While Lima was determined to portray her character’s sexuality the right way, she also wanted Bridey’s strong feminine voice to shine through. “I’m all about female empowerment,” she said. “And I think we are pushing more envelopes with this show. You might think these women would be more demure and prudish, but they’re not.” Lima credits the show’s creator, Jenna Bans, with developing such bold and unpredictable characters. “She wrote underneath Shonda [Rhimes] on Grey’s Anatomy and Scandal for eight years, so she’s in that same head space of wanting to empower women,” said Lima. “It is a very female-driven show—especially with Joan Allen playing the matriarch.”
3. She knows who she is—and who she wants to become.

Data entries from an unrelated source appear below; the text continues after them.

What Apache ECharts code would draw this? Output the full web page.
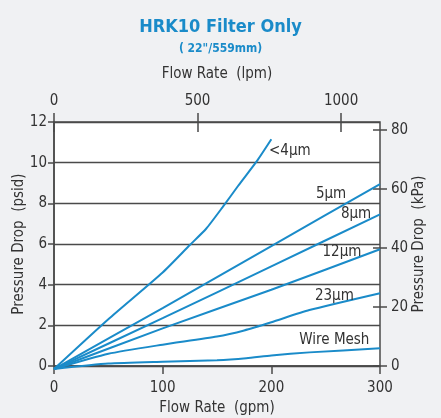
<!DOCTYPE html>
<html><head><meta charset="utf-8">
<script src="https://cdn.jsdelivr.net/npm/echarts@6/dist/echarts.min.js"></script>
<style>html,body{margin:0;padding:0;background:#f0f1f3}#c{width:441px;height:418px}</style>
</head><body><div id="c"></div>
<script>
// ---- data ----
const seriesNames = ['<4μm', '5μm', '8μm', '12μm', '23μm', 'Wire Mesh'];
const lt4 = [[0,-0.15],[50,2.3],[100,4.6],[125,5.95],[140,6.75],[155,7.8],[170,8.9],[187,10.1],[200,11.15]];
const um5 = [[0,-0.15],[100,2.85],[200,5.9],[300,8.95]];
const um8 = [[0,-0.15],[100,2.35],[200,4.9],[300,7.46]];
const um12 = [[0,-0.15],[100,1.85],[200,3.75],[300,5.74]];
const um23 = [[0,-0.15],[50,0.6],[100,1.05],[150,1.45],[175,1.75],[200,2.15],[235,2.75],[300,3.58]];
const wire = [[0,-0.15],[50,0.12],[100,0.21],[150,0.28],[177,0.38],[200,0.52],[235,0.67],[300,0.87]];
const gpmTicks = [0, 100, 200, 300];
const lpmTicks = [0, 500, 1000];
const psidTicks = [0, 2, 4, 6, 8, 10, 12];
const kpaTicks = [0, 20, 40, 60, 80];
const GPM_TO_LPM = 3.78541, PSI_TO_KPA = 6.89476;

const FONT = "'Liberation Sans Narrow','DejaVu Sans Condensed',sans-serif";
const TXT = '#333';
const AX = '#4a4a4a';
const BLUE = '#1a8bc9';
const lineData = [lt4, um5, um8, um12, um23, wire];
const labelAt = [[217,10.57],[255,8.46],[278,7.48],[265,5.61],[258,3.44],[258,1.28]];

const chart = echarts.init(document.getElementById('c'), null, {renderer:'canvas'});
const axisLine = {show:true, onZero:false, lineStyle:{color:AX, width:1.5}};
const noLine = {show:false, onZero:false};
const tickStyle = {color:AX, width:1.5};
const fmt = v => String(v);
const lab = (m, extra) => Object.assign({color:TXT, fontFamily:FONT, fontSize:15, margin:m, formatter:fmt}, extra||{});
const nameStyle = {color:TXT, fontFamily:FONT, fontSize:15};

chart.setOption({
  backgroundColor:'#f0f1f3',
  animation:false,
  title:[
    {text:'HRK10 Filter Only', left:'center', top:13, textStyle:{color:BLUE, fontFamily:FONT, fontWeight:'bold', fontSize:18}},
    {text:'( 22"/559mm)', left:'center', top:38, textStyle:{color:BLUE, fontFamily:FONT, fontWeight:'bold', fontSize:12}}
  ],
  grid:{left:54, right:61, top:122, bottom:52, show:true, backgroundColor:'#fff',
        borderWidth:1.5, borderColor:AX, containLabel:false, outerBoundsMode:'none'},
  xAxis:[
    {type:'value', position:'bottom', min:0, max:300,
     name:'Flow Rate  (gpm)', nameLocation:'middle', nameGap:35, nameMoveOverlap:false, nameTextStyle:nameStyle,
     axisLine:axisLine, axisTick:{show:true, length:8, lineStyle:tickStyle, customValues:gpmTicks},
     axisLabel:lab(15,{customValues:gpmTicks}), splitLine:{show:false}},
    {type:'value', position:'top', min:0, max:300*GPM_TO_LPM, offset:-10,
     name:'Flow Rate  (lpm)', nameLocation:'middle', nameGap:50, nameMoveOverlap:false, nameTextStyle:nameStyle,
     axisLine:noLine, axisTick:{show:true, length:19, lineStyle:tickStyle, customValues:lpmTicks},
     axisLabel:lab(23,{customValues:lpmTicks}), splitLine:{show:false}}
  ],
  yAxis:[
    {type:'value', position:'left', min:0, max:12, interval:2,
     name:'Pressure Drop  (psid)', nameLocation:'middle', nameGap:27, nameRotate:90, nameMoveOverlap:false, nameTextStyle:nameStyle,
     axisLine:axisLine, axisTick:{show:true, length:6, lineStyle:tickStyle, customValues:psidTicks},
     axisLabel:lab(7,{customValues:psidTicks}), splitLine:{show:true, lineStyle:{color:AX, width:1.4}}},
    {type:'value', position:'right', min:0, max:12*PSI_TO_KPA, offset:-7,
     name:'Pressure Drop  (kPa)', nameLocation:'middle', nameGap:39, nameRotate:90, nameMoveOverlap:false, nameTextStyle:nameStyle,
     axisLine:noLine, axisTick:{show:true, length:14, lineStyle:tickStyle, customValues:kpaTicks},
     axisLabel:lab(18,{customValues:kpaTicks}), splitLine:{show:false}}
  ],
  series: seriesNames.map((n,i) => ({
    name:n, type:'line', xAxisIndex:0, yAxisIndex:0, data:lineData[i],
    showSymbol:false, symbol:'none', clip:false, smooth:0.2, silent:true,
    lineStyle:{color:BLUE, width:2},
    markPoint:{symbol:'circle', symbolSize:0, silent:true,
      data:[{coord:labelAt[i], value:n}],
      label:{show:true, position:'inside', formatter:n, color:TXT, fontFamily:FONT, fontSize:15}}
  }))
});
</script></body></html>
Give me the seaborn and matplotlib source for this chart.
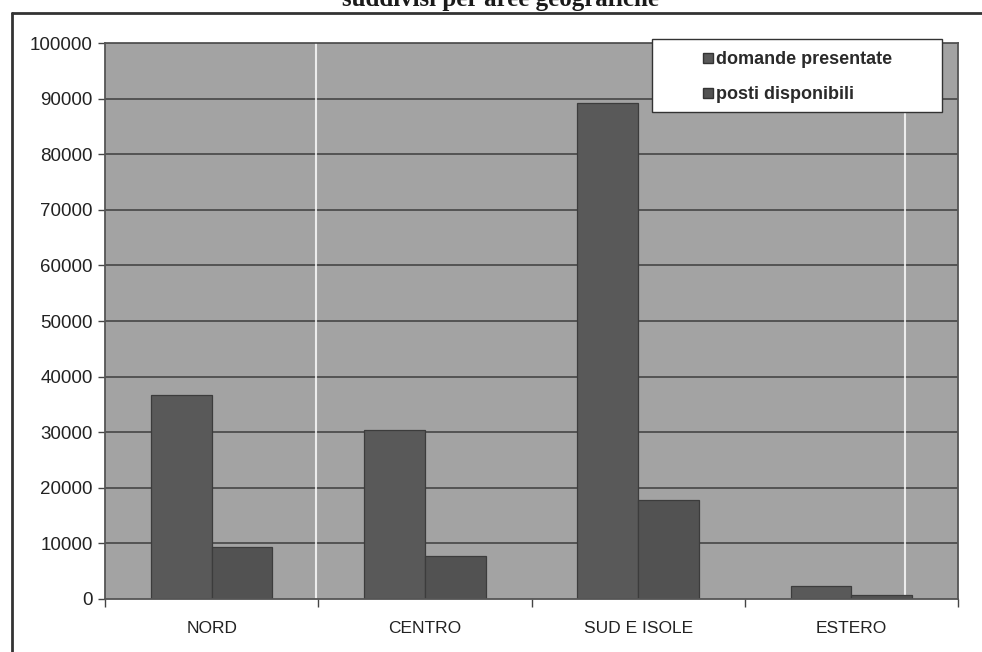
import numpy as np
import pandas as pd
import matplotlib
matplotlib.use("Agg")
import matplotlib.pyplot as plt
from matplotlib.lines import Line2D
from matplotlib.patches import Rectangle
import seaborn as sns

# Data
aree = ["NORD", "CENTRO", "SUD E ISOLE", "ESTERO"]
domande = [36700, 30400, 89300, 2400]
posti = [9400, 7800, 17800, 800]
serie = ["domande presentate", "posti disponibili"]
colori = ["#595959", "#525252"]
yticks = list(range(0, 100001, 10000))

df = pd.DataFrame({
    "area": aree * 2,
    "valore": domande + posti,
    "serie": [serie[0]] * len(aree) + [serie[1]] * len(aree),
})

sns.set_theme(style="white")
plt.rcParams["font.family"] = ["Liberation Sans", "DejaVu Sans"]

fig = plt.figure(figsize=(9.82, 6.52), dpi=100)
ax = fig.add_axes([0.107, 0.0813, 0.8686, 0.8527])
ax.set_facecolor("#a3a3a3")

# horizontal gridlines behind bars
for v in yticks[1:]:
    ax.axhline(v, color="#4d4d4d", lw=1.3, zorder=0)

# scan artefacts: faint white vertical streaks
ax.axvline(0.49, color="white", lw=1.5, alpha=0.8, zorder=0.5)
ax.axvline(3.25, color="white", lw=1.5, alpha=0.8, zorder=0.5)

sns.barplot(data=df, x="area", y="valore", hue="serie", palette=colori,
            width=0.57, saturation=1, edgecolor="#3c3c3c", linewidth=0.9,
            legend=False, ax=ax, zorder=2)

ax.set_ylim(0, 100000)
ax.set_xlim(-0.5, len(aree) - 0.5)
ax.set_yticks(yticks)
ax.set_yticklabels([str(t) for t in yticks], fontsize=13.5, color="#222222")
ax.set_xticklabels(aree, fontsize=12.5, color="#222222")
ax.set_xlabel("")
ax.set_ylabel("")
ax.tick_params(axis="y", which="major", length=5, width=1, color="#444444",
               direction="out", pad=4, left=True)
ax.tick_params(axis="x", which="major", length=0, pad=16)
ax.set_xticks(np.arange(-0.5, len(aree)), minor=True)
ax.tick_params(axis="x", which="minor", length=6, width=1, color="#444444",
               direction="out", bottom=True)

for s in ax.spines.values():
    s.set_color("#555555")
    s.set_linewidth(1.3)

# legend: white box plus frameless entries
box = Rectangle((0.641, 0.876), 0.340, 0.131, transform=ax.transAxes,
                facecolor="white", edgecolor="#333333", linewidth=1.0,
                zorder=4, clip_on=False)
ax.add_patch(box)
handles = [Line2D([0], [0], marker="s", linestyle="none", markersize=7,
                  markerfacecolor=c, markeredgecolor="#333333")
           for c in colori]
leg = ax.legend(handles, serie, loc="upper left", bbox_to_anchor=(0.701, 0.985),
                borderaxespad=0, borderpad=0, frameon=False,
                handlelength=0.55, handletextpad=0.17, labelspacing=0.98,
                prop={"family": "Liberation Sans", "weight": "bold", "size": 13})
leg.set_zorder(5)
for t in leg.get_texts():
    t.set_color("#2a2a2a")

# clipped title at the top
fig.text(0.51, 1 - 6 / 652, "suddivisi per aree geografiche", ha="center",
         va="baseline", fontsize=18, fontweight="bold",
         family=["Liberation Serif", "DejaVu Serif"], color="#1a1a1a")

# outer frame (top and left)
fig.add_artist(Line2D([12 / 982, 1], [1 - 13 / 652, 1 - 13 / 652],
                      color="#333333", lw=2, transform=fig.transFigure))
fig.add_artist(Line2D([12 / 982, 12 / 982], [0, 1 - 13 / 652],
                      color="#333333", lw=2, transform=fig.transFigure))

fig.savefig("out.png", dpi=100, facecolor="white")
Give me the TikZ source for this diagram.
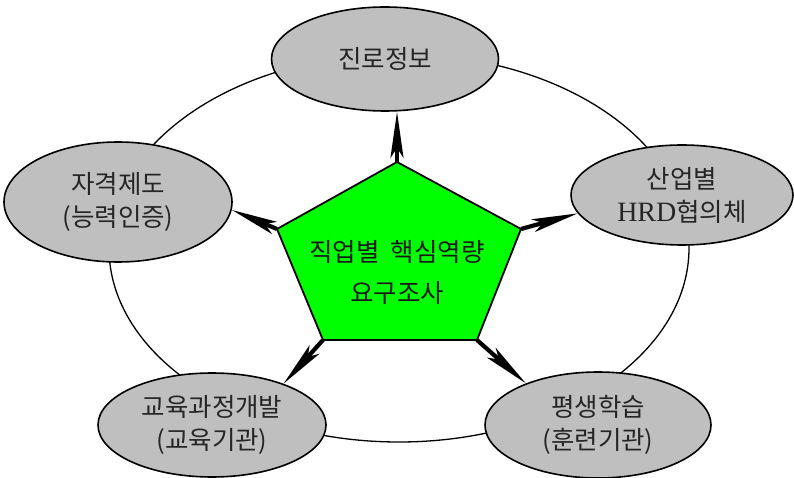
\documentclass[tikz,border=0pt]{standalone}
\usepackage{fontspec}
\setmainfont{Noto Sans CJK KR}
\newfontfamily\latinSerif{Liberation Serif}
\usepackage{tikz}
\usetikzlibrary{shapes.geometric, arrows.meta, positioning}

\begin{document}
\begin{tikzpicture}[x=1pt, y=-1pt,
    % ── shapes ──
    grayOval/.style  = {ellipse, draw=black, fill=gray!50, line width=1.6pt,
                        inner sep=0pt, align=center, text=black!85,
                        font=\fontsize{25.5}{33}\selectfont},
    pentFill/.style  = {draw=black, fill=green, line width=1.8pt,
                        line join=miter},
    ringLine/.style  = {draw=black, line width=1.3pt},
    % ── arrows ──
    arr/.style       = {-{Stealth[length=46pt, width=13pt, inset=10pt]},
                        line width=4.2pt, black},
    % ── text styles ──
    mainLabel/.style = {align=center, text=black!90,
                        font=\fontsize{25.5}{41}\selectfont},
]

\useasboundingbox (0,0) rectangle (794,478);

% =====================================================================
% outer ring
% =====================================================================
\draw[ringLine] (399,248) ellipse [x radius=290, y radius=194];

% =====================================================================
% five surrounding ovals
% =====================================================================
\node[grayOval, minimum width=227pt, minimum height=104pt] (career)
  at (385,59) {진로정보};
\node[grayOval, minimum width=228pt, minimum height=120pt] (license)
  at (118,202) {자격제도\\(능력인증)};
\node[grayOval, minimum width=222pt, minimum height=100pt] (industry)
  at (682,195) {산업별\\{\latinSerif\fontsize{28}{33}\selectfont HRD}협의체};
\node[grayOval, minimum width=228pt, minimum height=104pt] (curric)
  at (212,425) {교육과정개발\\(교육기관)};
\node[grayOval, minimum width=226pt, minimum height=106pt] (lifelong)
  at (598,425) {평생학습\\(훈련기관)};

% =====================================================================
% central pentagon
% =====================================================================
\coordinate (pTop)   at (397,162);
\coordinate (pLeft)  at (277,229);
\coordinate (pRight) at (521,229);
\coordinate (pBotL)  at (323,340);
\coordinate (pBotR)  at (477,340);
\draw[pentFill] (pTop) -- (pRight) -- (pBotR) -- (pBotL) -- (pLeft) -- cycle;
\node[mainLabel] (survey) at (397,272) {직업별\hspace{0.45em}핵심역량\\요구조사};

% =====================================================================
% arrows out of the pentagon corners
% =====================================================================
\draw[arr] (pTop)   -- (pTop |- career.south);
\draw[arr] (pLeft)  -- (license.-4);
\draw[arr] (pRight) -- (industry.190);
\draw[arr] (pBotL)  -- (curric.30);
\draw[arr] (pBotR)  -- (lifelong.150);

\end{tikzpicture}
\end{document}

For Lima, things are just getting better with age. “Each year, I start to realize that I know myself more and I like myself more,” she said. “In my twenties, I was trying to fit into so many different molds and figuring out who I was. But now, I’m a lot more comfortable in my skin—and I’m not going to stand for certain things now that I did back then.” Lima’s goals for the future? “In my thirties, I want to be more raw and put less into my everyday appearance,” she said. “And when I talk to people, I’ve started to just be myself. I used to have a facade, but now if they don’t like me, they don’t like me. I’m not going to act every single day of my life.”